=== Dataset excerpt ===
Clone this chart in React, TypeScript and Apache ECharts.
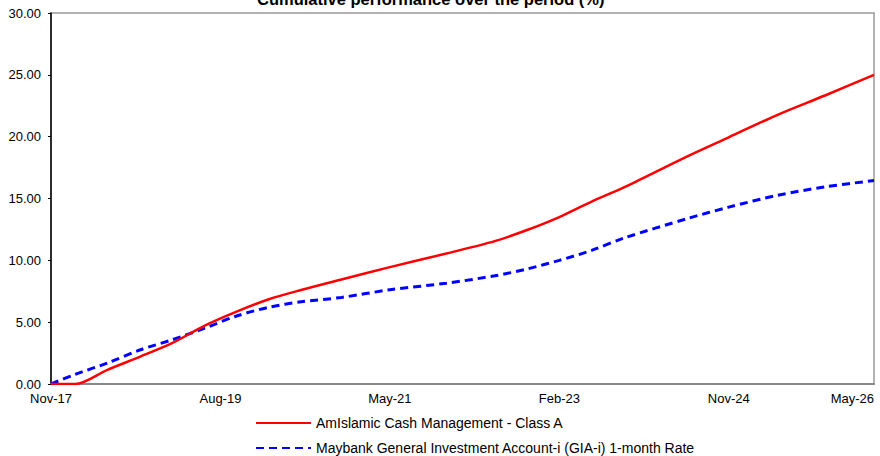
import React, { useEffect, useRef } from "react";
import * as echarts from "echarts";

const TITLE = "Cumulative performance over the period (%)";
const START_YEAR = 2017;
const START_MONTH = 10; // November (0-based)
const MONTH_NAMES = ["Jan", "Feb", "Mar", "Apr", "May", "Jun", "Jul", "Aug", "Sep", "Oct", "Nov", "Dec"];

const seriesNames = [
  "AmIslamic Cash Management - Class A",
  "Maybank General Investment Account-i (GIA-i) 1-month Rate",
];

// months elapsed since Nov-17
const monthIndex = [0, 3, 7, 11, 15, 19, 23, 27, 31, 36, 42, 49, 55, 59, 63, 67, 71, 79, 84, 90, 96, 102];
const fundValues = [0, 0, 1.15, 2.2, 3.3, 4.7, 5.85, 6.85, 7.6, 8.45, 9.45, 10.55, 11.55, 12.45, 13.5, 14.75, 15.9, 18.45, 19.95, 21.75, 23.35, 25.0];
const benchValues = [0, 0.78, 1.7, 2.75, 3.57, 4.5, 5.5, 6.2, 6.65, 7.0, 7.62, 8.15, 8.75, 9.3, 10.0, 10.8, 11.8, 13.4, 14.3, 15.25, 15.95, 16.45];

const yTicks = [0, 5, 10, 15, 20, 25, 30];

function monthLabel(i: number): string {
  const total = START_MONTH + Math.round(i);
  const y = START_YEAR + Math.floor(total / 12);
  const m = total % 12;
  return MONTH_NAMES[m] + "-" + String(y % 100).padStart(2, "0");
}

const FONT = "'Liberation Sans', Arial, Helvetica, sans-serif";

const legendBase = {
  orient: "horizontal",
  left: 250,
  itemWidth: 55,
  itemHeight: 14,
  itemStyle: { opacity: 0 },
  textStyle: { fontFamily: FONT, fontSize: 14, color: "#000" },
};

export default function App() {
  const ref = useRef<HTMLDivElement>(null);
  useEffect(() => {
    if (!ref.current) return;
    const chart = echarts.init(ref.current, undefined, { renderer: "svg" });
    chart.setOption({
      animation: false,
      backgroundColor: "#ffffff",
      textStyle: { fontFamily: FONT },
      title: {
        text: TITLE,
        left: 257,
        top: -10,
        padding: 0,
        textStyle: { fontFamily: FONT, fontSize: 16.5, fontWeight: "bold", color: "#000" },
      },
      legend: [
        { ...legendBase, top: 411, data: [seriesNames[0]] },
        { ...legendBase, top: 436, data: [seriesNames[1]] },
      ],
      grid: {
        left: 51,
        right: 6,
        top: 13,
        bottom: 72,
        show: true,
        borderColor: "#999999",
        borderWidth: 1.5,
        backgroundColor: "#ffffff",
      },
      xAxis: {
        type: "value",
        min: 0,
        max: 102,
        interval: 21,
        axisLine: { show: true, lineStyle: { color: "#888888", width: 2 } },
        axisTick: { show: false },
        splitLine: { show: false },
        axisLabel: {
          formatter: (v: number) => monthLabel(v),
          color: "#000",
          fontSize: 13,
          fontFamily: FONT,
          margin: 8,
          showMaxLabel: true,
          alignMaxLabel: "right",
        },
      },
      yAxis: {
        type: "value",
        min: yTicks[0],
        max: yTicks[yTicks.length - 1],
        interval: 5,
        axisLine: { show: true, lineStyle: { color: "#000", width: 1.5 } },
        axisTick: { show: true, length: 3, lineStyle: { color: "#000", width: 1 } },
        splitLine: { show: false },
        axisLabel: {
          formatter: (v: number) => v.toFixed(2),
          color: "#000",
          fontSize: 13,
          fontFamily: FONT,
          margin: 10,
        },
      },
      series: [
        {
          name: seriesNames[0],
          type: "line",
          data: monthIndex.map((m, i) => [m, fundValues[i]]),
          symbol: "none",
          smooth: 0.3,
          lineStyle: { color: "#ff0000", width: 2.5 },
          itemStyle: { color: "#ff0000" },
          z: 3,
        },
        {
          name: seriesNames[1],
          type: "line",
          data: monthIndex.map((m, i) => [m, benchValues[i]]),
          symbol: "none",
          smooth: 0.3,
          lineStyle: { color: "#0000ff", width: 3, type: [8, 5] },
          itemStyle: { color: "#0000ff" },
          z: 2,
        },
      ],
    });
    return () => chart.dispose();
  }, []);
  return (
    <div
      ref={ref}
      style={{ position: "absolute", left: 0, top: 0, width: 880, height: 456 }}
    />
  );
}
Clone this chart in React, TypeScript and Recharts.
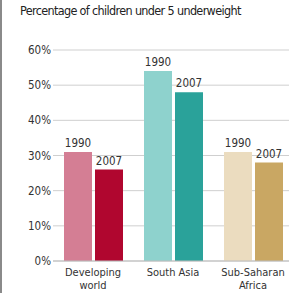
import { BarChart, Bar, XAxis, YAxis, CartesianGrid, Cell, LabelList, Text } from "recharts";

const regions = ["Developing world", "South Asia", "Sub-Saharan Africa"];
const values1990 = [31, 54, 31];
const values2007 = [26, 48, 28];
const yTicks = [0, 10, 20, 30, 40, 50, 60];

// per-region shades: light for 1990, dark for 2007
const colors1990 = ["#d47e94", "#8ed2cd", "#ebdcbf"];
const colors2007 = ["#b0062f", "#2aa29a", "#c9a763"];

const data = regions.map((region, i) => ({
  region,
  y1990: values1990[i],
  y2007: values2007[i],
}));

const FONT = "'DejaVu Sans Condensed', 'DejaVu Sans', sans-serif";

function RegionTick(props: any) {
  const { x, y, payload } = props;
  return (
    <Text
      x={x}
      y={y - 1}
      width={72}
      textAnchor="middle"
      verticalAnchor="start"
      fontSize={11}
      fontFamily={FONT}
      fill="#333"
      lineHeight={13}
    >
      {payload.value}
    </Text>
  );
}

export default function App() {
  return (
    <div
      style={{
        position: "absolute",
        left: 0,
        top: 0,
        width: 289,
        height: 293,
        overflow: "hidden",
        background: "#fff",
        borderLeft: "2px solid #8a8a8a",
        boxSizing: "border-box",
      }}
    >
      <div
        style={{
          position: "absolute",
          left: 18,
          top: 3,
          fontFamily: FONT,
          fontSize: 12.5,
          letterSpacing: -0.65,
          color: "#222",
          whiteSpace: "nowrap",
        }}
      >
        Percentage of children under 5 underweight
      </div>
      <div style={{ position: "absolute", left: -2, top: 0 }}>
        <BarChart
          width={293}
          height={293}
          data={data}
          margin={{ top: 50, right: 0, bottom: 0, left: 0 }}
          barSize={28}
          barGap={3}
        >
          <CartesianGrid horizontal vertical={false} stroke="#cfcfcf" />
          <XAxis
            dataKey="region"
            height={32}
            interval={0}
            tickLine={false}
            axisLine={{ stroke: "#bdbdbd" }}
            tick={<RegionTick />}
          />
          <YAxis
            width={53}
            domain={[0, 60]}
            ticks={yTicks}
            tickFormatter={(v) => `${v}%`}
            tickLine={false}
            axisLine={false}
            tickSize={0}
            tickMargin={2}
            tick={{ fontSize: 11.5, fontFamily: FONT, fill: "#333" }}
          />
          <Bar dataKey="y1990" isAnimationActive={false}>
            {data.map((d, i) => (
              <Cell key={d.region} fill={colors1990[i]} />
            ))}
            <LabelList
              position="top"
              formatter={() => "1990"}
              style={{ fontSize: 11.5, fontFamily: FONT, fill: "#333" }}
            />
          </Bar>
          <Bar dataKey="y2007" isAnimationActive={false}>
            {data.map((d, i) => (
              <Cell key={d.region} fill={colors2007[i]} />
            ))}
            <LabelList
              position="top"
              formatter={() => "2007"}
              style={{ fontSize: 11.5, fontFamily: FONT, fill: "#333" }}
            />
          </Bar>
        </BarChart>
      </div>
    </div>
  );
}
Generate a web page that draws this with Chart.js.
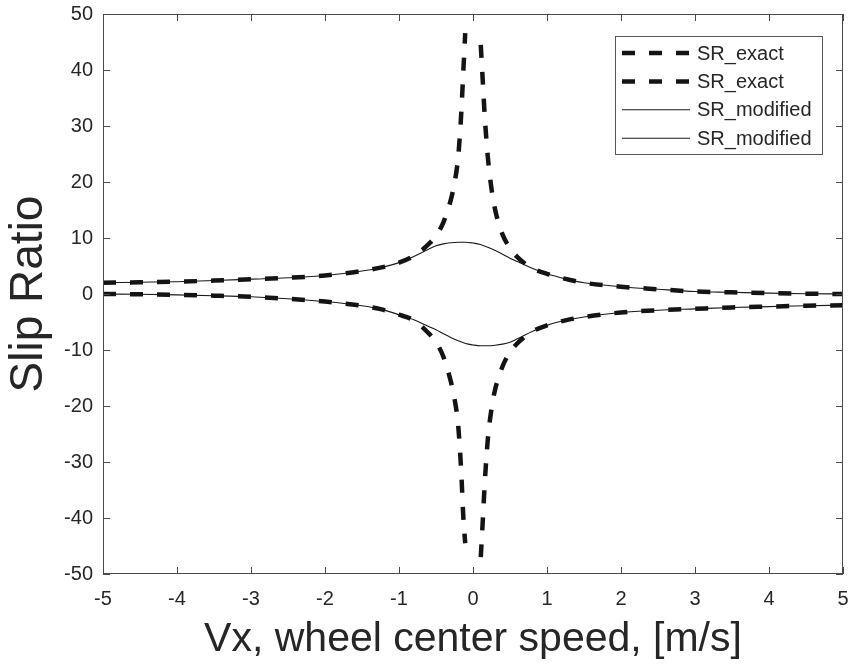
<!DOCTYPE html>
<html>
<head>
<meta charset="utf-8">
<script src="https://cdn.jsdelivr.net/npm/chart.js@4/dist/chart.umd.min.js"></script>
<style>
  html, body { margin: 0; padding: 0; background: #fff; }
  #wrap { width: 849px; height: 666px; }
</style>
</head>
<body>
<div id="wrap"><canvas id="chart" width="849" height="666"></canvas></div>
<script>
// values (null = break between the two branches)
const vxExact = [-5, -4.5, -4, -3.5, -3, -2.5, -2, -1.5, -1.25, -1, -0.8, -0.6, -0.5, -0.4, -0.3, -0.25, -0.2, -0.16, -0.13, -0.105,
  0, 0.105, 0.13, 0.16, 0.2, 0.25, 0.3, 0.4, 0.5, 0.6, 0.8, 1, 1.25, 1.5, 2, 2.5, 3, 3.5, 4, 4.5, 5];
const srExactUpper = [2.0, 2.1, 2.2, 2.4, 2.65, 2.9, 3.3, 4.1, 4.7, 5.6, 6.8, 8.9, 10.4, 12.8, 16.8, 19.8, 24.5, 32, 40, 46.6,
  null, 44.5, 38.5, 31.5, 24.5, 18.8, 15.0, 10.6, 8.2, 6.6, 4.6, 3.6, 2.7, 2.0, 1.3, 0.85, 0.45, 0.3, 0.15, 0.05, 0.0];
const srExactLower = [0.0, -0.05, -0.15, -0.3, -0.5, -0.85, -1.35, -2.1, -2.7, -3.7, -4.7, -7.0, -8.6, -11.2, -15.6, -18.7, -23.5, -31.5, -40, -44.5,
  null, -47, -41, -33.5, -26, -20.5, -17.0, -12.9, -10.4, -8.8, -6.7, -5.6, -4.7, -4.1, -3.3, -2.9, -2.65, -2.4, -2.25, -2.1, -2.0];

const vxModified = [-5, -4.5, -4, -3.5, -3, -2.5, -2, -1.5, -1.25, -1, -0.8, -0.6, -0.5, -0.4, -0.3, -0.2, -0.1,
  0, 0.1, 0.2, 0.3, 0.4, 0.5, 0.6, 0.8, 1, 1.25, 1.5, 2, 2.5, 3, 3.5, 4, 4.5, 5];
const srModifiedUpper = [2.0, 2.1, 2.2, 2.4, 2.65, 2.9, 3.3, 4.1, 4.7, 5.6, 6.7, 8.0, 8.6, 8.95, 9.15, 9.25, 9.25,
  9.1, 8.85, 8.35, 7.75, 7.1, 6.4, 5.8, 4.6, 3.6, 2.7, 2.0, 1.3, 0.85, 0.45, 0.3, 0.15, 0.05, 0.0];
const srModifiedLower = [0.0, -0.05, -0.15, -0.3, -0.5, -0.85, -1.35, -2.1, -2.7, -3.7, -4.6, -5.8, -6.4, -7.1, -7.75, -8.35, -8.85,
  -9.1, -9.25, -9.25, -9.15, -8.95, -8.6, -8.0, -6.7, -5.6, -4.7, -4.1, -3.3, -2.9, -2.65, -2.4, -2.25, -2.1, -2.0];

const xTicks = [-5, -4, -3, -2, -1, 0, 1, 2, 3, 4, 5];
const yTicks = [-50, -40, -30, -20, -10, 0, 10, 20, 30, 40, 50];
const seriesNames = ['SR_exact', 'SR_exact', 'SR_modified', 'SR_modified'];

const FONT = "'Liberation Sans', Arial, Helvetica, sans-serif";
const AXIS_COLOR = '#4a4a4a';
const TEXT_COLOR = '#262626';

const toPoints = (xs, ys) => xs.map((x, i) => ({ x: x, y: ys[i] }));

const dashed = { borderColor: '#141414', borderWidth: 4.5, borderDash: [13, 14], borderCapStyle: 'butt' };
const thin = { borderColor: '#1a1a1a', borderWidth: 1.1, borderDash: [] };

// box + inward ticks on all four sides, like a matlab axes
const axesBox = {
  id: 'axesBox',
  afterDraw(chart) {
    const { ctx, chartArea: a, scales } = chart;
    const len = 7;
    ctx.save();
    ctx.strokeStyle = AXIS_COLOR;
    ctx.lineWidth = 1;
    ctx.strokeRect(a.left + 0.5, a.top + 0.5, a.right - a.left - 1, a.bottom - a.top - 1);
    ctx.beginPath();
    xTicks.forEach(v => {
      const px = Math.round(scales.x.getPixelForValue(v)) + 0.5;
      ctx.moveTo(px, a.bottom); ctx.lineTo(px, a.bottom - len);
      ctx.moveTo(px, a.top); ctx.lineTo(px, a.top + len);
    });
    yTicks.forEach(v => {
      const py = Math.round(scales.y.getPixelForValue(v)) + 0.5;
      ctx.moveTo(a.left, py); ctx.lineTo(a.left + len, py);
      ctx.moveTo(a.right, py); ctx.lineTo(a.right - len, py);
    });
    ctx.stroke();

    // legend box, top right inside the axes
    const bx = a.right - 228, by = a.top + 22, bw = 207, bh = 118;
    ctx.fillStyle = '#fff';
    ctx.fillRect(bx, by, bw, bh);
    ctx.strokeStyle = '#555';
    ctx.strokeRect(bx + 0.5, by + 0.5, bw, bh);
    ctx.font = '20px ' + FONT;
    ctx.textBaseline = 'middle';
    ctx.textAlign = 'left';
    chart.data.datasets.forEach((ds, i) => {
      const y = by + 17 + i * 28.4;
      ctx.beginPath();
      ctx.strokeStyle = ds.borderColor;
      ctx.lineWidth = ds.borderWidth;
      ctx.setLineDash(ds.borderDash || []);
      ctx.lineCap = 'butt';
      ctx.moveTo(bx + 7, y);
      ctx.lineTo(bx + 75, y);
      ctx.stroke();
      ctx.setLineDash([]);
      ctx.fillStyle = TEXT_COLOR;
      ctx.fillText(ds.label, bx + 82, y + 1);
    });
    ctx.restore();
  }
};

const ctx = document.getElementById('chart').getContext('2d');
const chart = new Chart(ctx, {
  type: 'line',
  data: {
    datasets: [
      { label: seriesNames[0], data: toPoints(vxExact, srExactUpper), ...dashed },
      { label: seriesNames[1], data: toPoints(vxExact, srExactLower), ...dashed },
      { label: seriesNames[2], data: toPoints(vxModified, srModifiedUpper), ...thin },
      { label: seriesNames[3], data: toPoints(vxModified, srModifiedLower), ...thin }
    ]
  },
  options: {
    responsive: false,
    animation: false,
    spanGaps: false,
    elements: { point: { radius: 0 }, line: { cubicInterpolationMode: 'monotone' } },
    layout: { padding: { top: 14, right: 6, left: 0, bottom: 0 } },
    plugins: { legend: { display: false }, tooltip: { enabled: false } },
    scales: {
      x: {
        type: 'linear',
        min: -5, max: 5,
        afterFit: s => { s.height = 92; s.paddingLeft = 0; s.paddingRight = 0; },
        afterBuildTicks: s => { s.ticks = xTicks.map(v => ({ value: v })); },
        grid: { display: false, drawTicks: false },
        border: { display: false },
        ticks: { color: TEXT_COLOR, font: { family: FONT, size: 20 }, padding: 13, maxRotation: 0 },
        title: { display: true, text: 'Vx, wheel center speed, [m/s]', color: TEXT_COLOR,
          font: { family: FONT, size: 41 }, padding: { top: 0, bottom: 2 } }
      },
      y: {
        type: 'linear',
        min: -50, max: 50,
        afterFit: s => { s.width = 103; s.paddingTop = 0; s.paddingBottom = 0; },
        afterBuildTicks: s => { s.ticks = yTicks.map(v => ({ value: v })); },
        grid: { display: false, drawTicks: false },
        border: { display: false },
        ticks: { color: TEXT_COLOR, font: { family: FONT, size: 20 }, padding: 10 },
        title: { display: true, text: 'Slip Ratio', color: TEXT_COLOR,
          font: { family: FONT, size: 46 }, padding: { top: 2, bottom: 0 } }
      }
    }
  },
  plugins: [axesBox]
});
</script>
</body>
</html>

=== EXERCISE OBJECTIVE ===
Reproduce the entries exactly, from the line with "Clone this chart in React, TypeScript and Recharts." to the line with "const yTicks = [0, 10, 20, 30, 40, 50, 60];", both lines included, keeping no pictures.

=== OUTPUT FOR THIS EXERCISE ===
Clone this chart in React, TypeScript and Recharts.
import { BarChart, Bar, XAxis, YAxis, CartesianGrid, Cell, LabelList, Text } from "recharts";

const regions = ["Developing world", "South Asia", "Sub-Saharan Africa"];
const values1990 = [31, 54, 31];
const values2007 = [26, 48, 28];
const yTicks = [0, 10, 20, 30, 40, 50, 60];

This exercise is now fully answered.